Monday, 6 July 2009

Regular sex prevents prostate cancer

By Syed Akbar

Want to get rid of prostate cancer, which is fast becoming a common health hazard in men? Just increase your sexual activity and you will be saved from prostrate cancer to a great extent. Each increase of three ejaculations per month across the man’s lifetime is associated with a 15 per cent decrease in the risk of prostate cancer.
According to Dr June Machover Reinisch of The Kinsey Institute and former professor in the departments of psychology and psychiatry at Indiana University, USA, it is a myth that excessive sexual activity will increase the risk of prostate cancer. The truth is that it will decrease the risk and keeps the prostate gland in good function.
Dr June Machover was in Hyderabad to present her research studies on sex and sexual practices. According to her, many physicians have believed that men who participate in high levels of sexual activity are at increased risk for prostate cancer. One suggested basis for this hypothesis is the possibility that increased sexual activity may be an indication of higher levels of androgen (male hormones) and therefore a higher risk of developing prostate cancer, which has been related to male hormone levels.
However, a study conducted by a group of researchers from the National Cancer Institute and John Hopkins and Harvard University revealed that increased sexual activity will in fact reduce the risk of prostate cancer.
The researchers selected as many as 29,342 men, between 46 and 81 years, and conducted a study on their sexual pattern for over eight long years.
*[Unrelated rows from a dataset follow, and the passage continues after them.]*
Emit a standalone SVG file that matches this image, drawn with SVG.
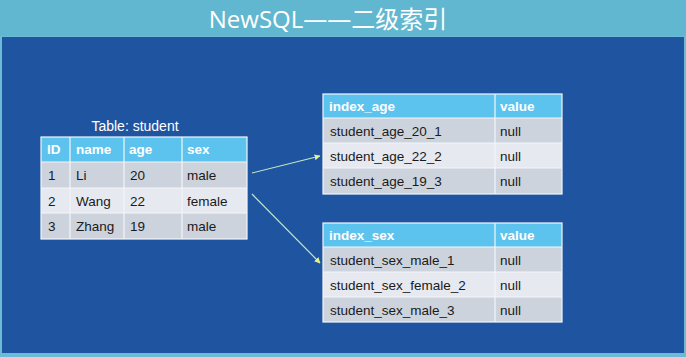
<svg xmlns="http://www.w3.org/2000/svg" width="686" height="357" viewBox="0 0 686 357">
<defs>
<style>
.hdr{fill:#5cc3ee}
.r1{fill:#cdd3dd}
.r2{fill:#e6e9ef}
.grid{stroke:#f4f6f9;stroke-width:1.2;fill:none}
.ht{font-family:"Liberation Sans",Arial,sans-serif;font-size:13.5px;font-weight:bold;fill:#ffffff}
.ct{font-family:"Liberation Sans",Arial,sans-serif;font-size:13.5px;fill:#1a1a1a}
.cap{font-family:"Liberation Sans",Arial,sans-serif;font-size:14px;fill:#ffffff}
.title{font-family:"Open Sans","Noto Sans CJK SC",sans-serif;font-size:24px;fill:#ffffff}
.conn{stroke:#c4e6c8;stroke-width:1.2;fill:none}
</style>
<marker id="ah" viewBox="0 0 10 10" refX="9" refY="5" markerWidth="6" markerHeight="6" orient="auto" markerUnits="userSpaceOnUse">
<path d="M0,0 L10,5 L0,10 z" fill="#e4f08c"/>
</marker>
</defs>
<rect x="0" y="0" width="686" height="357" fill="#6bbbd6"/>
<rect x="2" y="37" width="682" height="316" fill="#1f55a0"/>
<rect x="0" y="0" width="686" height="36" fill="#62b7d0"/>
<text class="title" x="328" y="28" text-anchor="middle">NewSQL——二级索引</text>

<g id="student">
<text class="cap" x="135" y="131" text-anchor="middle">Table: student</text>
<rect class="hdr" x="41" y="137" width="206" height="25"/>
<rect class="r1" x="41" y="162" width="206" height="26"/>
<rect class="r2" x="41" y="188" width="206" height="25"/>
<rect class="r1" x="41" y="213" width="206" height="26"/>
<rect class="grid" x="41" y="137" width="206" height="102"/>
<path class="grid" d="M41,162H247M41,188H247M41,213H247M70,137V239M124,137V239M182,137V239"/>
<text class="ht" x="47" y="154">ID</text>
<text class="ht" x="76" y="154">name</text>
<text class="ht" x="129" y="154">age</text>
<text class="ht" x="187" y="154">sex</text>
<text class="ct" x="48" y="180">1</text>
<text class="ct" x="76" y="180">Li</text>
<text class="ct" x="130" y="180">20</text>
<text class="ct" x="187" y="180">male</text>
<text class="ct" x="48" y="206">2</text>
<text class="ct" x="76" y="206">Wang</text>
<text class="ct" x="130" y="206">22</text>
<text class="ct" x="187" y="206">female</text>
<text class="ct" x="48" y="231">3</text>
<text class="ct" x="76" y="231">Zhang</text>
<text class="ct" x="130" y="231">19</text>
<text class="ct" x="187" y="231">male</text>
</g>

<g id="index_age">
<rect class="hdr" x="323" y="94" width="239" height="24"/>
<rect class="r1" x="323" y="118" width="239" height="25"/>
<rect class="r2" x="323" y="143" width="239" height="25"/>
<rect class="r1" x="323" y="168" width="239" height="26"/>
<rect class="grid" x="323" y="94" width="239" height="100"/>
<path class="grid" d="M323,118H562M323,143H562M323,168H562M495,94V194"/>
<text class="ht" x="329" y="111">index_age</text>
<text class="ht" x="500" y="111">value</text>
<text class="ct" x="330" y="136">student_age_20_1</text>
<text class="ct" x="500" y="136">null</text>
<text class="ct" x="330" y="161">student_age_22_2</text>
<text class="ct" x="500" y="161">null</text>
<text class="ct" x="330" y="186">student_age_19_3</text>
<text class="ct" x="500" y="186">null</text>
</g>

<g id="index_sex">
<rect class="hdr" x="323" y="223" width="239" height="24"/>
<rect class="r1" x="323" y="247" width="239" height="25"/>
<rect class="r2" x="323" y="272" width="239" height="25"/>
<rect class="r1" x="323" y="297" width="239" height="25"/>
<rect class="grid" x="323" y="223" width="239" height="99"/>
<path class="grid" d="M323,247H562M323,272H562M323,297H562M495,223V322"/>
<text class="ht" x="329" y="240">index_sex</text>
<text class="ht" x="500" y="240">value</text>
<text class="ct" x="330" y="265">student_sex_male_1</text>
<text class="ct" x="500" y="265">null</text>
<text class="ct" x="330" y="290">student_sex_female_2</text>
<text class="ct" x="500" y="290">null</text>
<text class="ct" x="330" y="315">student_sex_male_3</text>
<text class="ct" x="500" y="315">null</text>
</g>

<g id="connectors">
<line class="conn" x1="252" y1="173" x2="320" y2="156" marker-end="url(#ah)"/>
<line class="conn" x1="252" y1="194" x2="320" y2="263" marker-end="url(#ah)"/>
</g>
</svg>
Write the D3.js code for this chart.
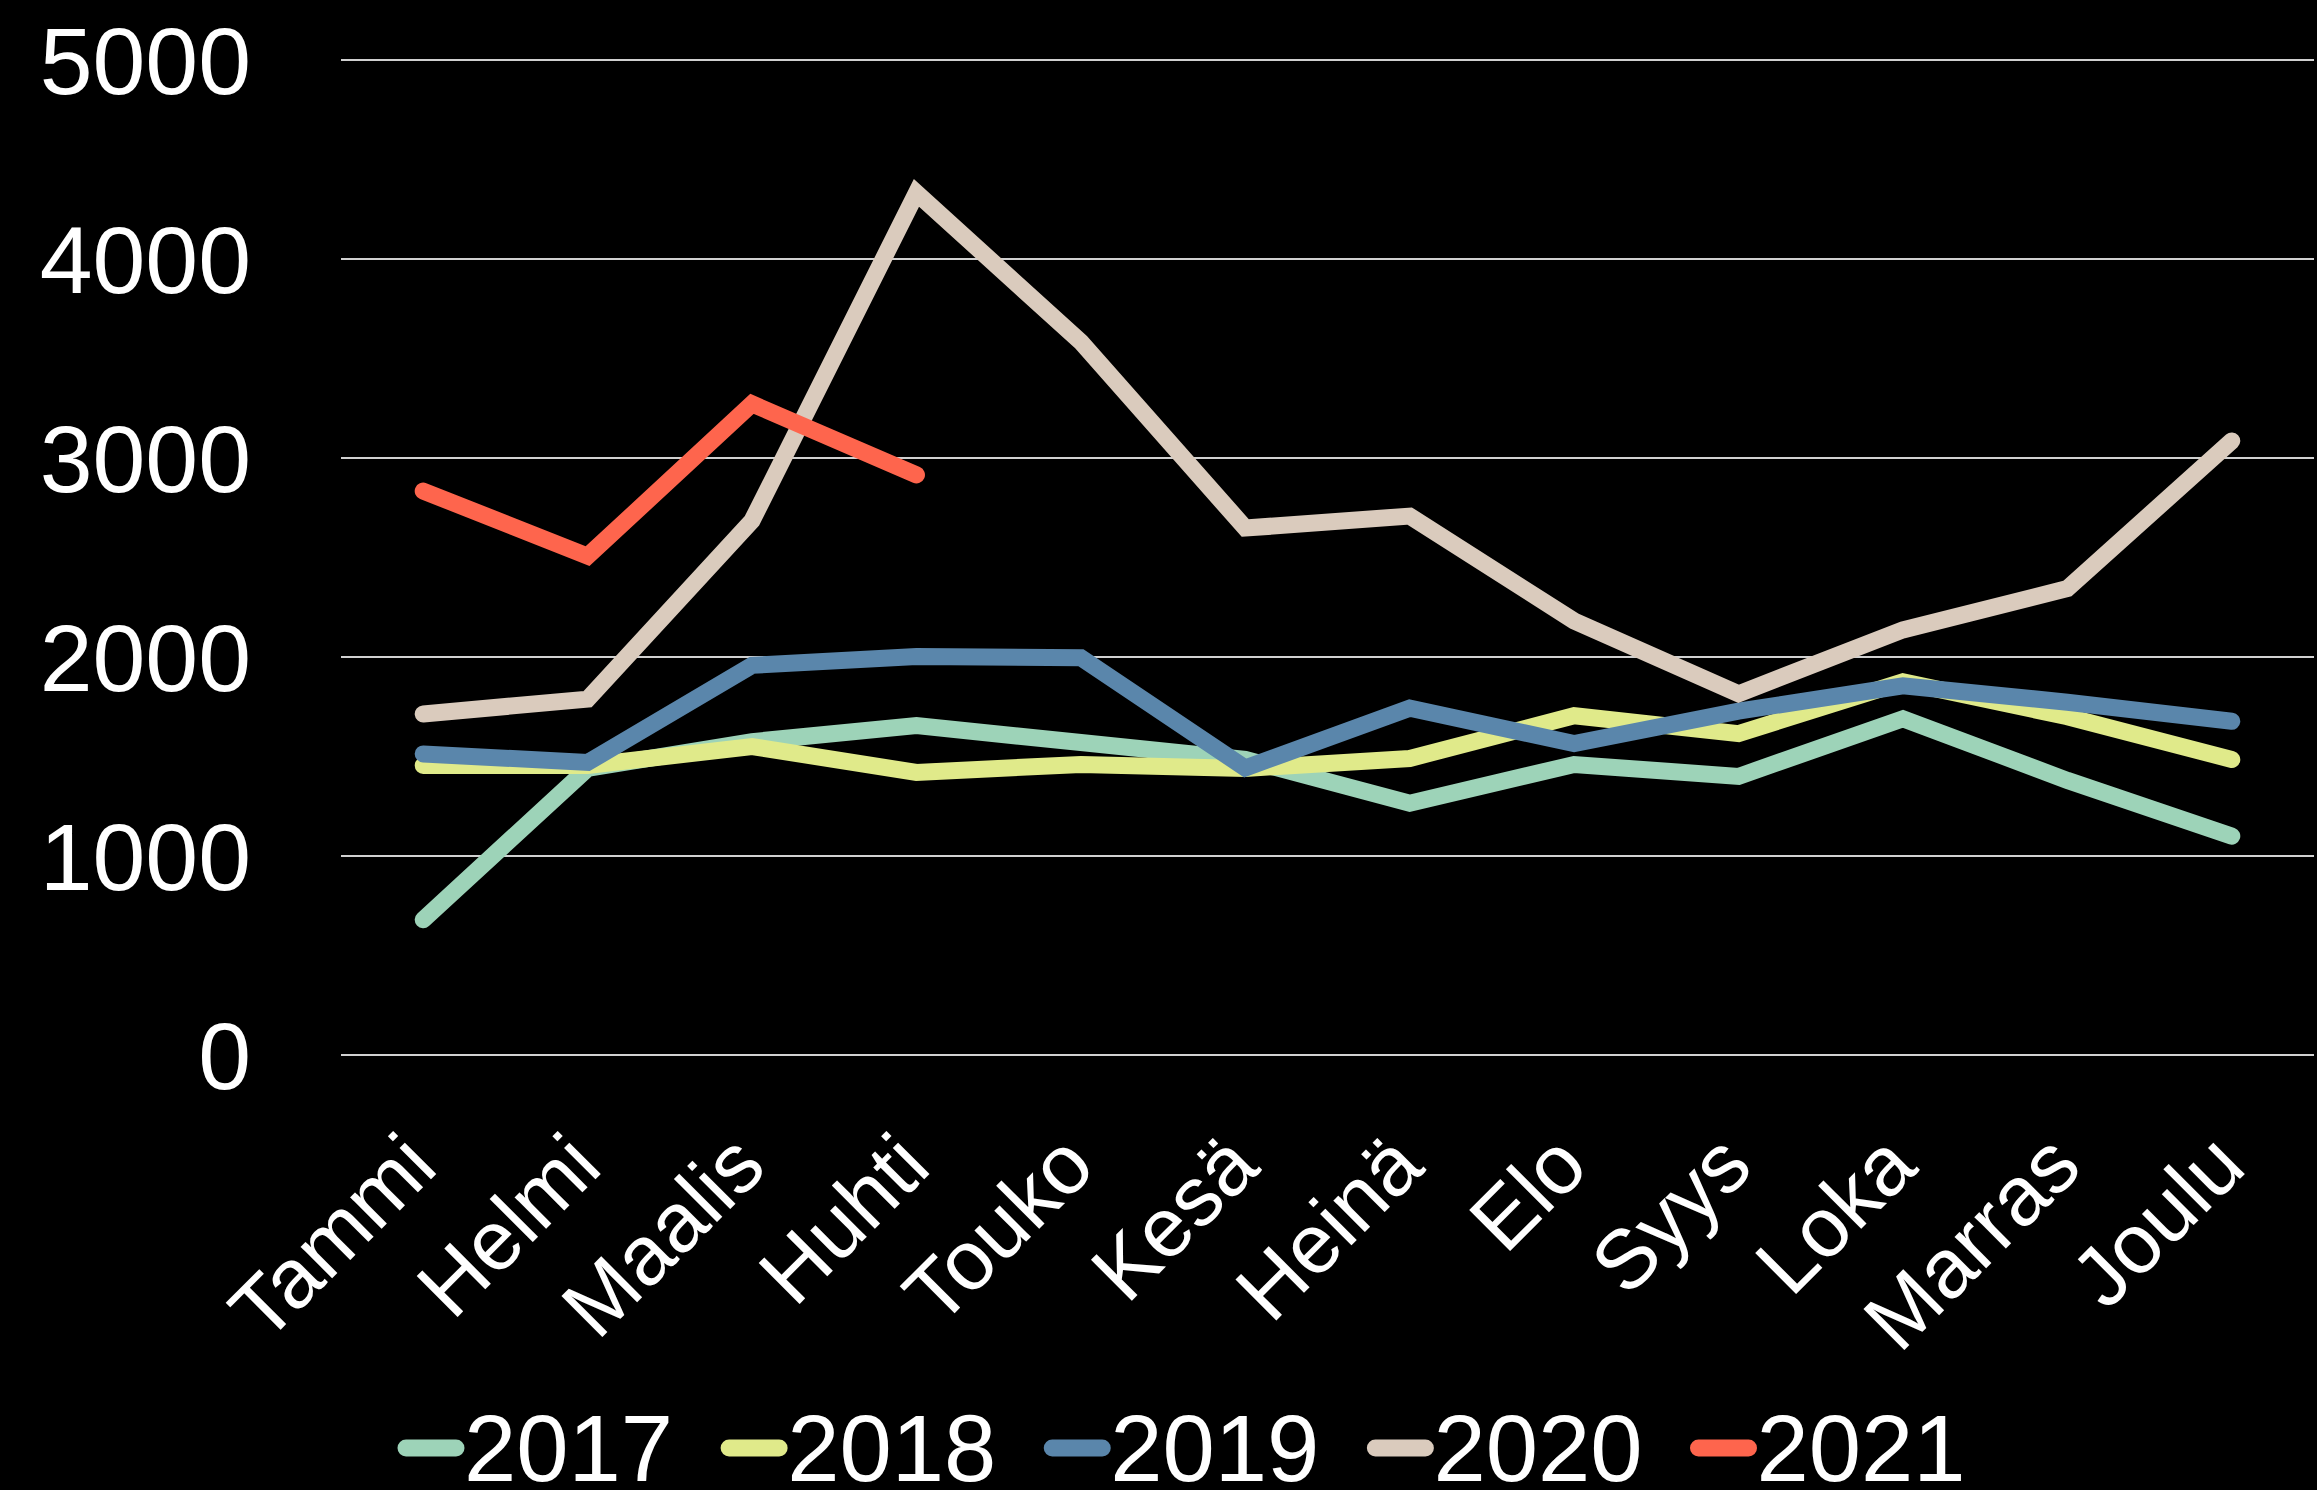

Only men who did not have a diagnosis of prostate cancer at the beginning of the eight years were included. So everybody was prostate cancer-free.
At the beginning of the study the men were questioned about the average number of ejaculations per month they had, between the ages of 20 and 29, then between 40 and 49, and then during the past year.
The study focused on the frequency of ejaculation, including sexual intercourse, nocturnal emissions, and masturbation. Every two years after the beginning of the study the men were asked, again, whether they had received a diagnosis of prostate cancer.
"Of the 29,342 men who began the study without a diagnosis of prostate cancer, by the end of eight years 1,449 cases had been diagnosed. That’s approximately 5 per cent of the men. Remember, they are older in age, so we expect them to start to get prostate cancer. With every decade that same percentage get prostate cancer, so we believe that 80 per cent of 80 year olds have prostate cancer, and 90 per cent of 90 year olds have prostate cancer, and 70 per cent of 70 year olds have prostate cancer," Dr June pointed out.
She said between ages 20 and 29 the men reported an average of 15 ejaculations a month. Between 40 and 49, 11 ejaculations a month was average, and between 50 and 59 9.5 per month. Men 60 and older reported an average of 5 ejaculations per month.
"Most categories of ejaculatory frequency were not related to the risk of prostate cancer. However, a lower risk was found in the group of men with the highest frequency of ejaculation. Each increase of three ejaculations per month across the man’s lifetime was associated with a 15 per cent decrease in the risk of prostate cancer. So the more ejaculations you had, the less likely you were to have prostate cancer, and every time you had three more as an average per month, you were 15 per cent less likely to have prostate cancer," she said.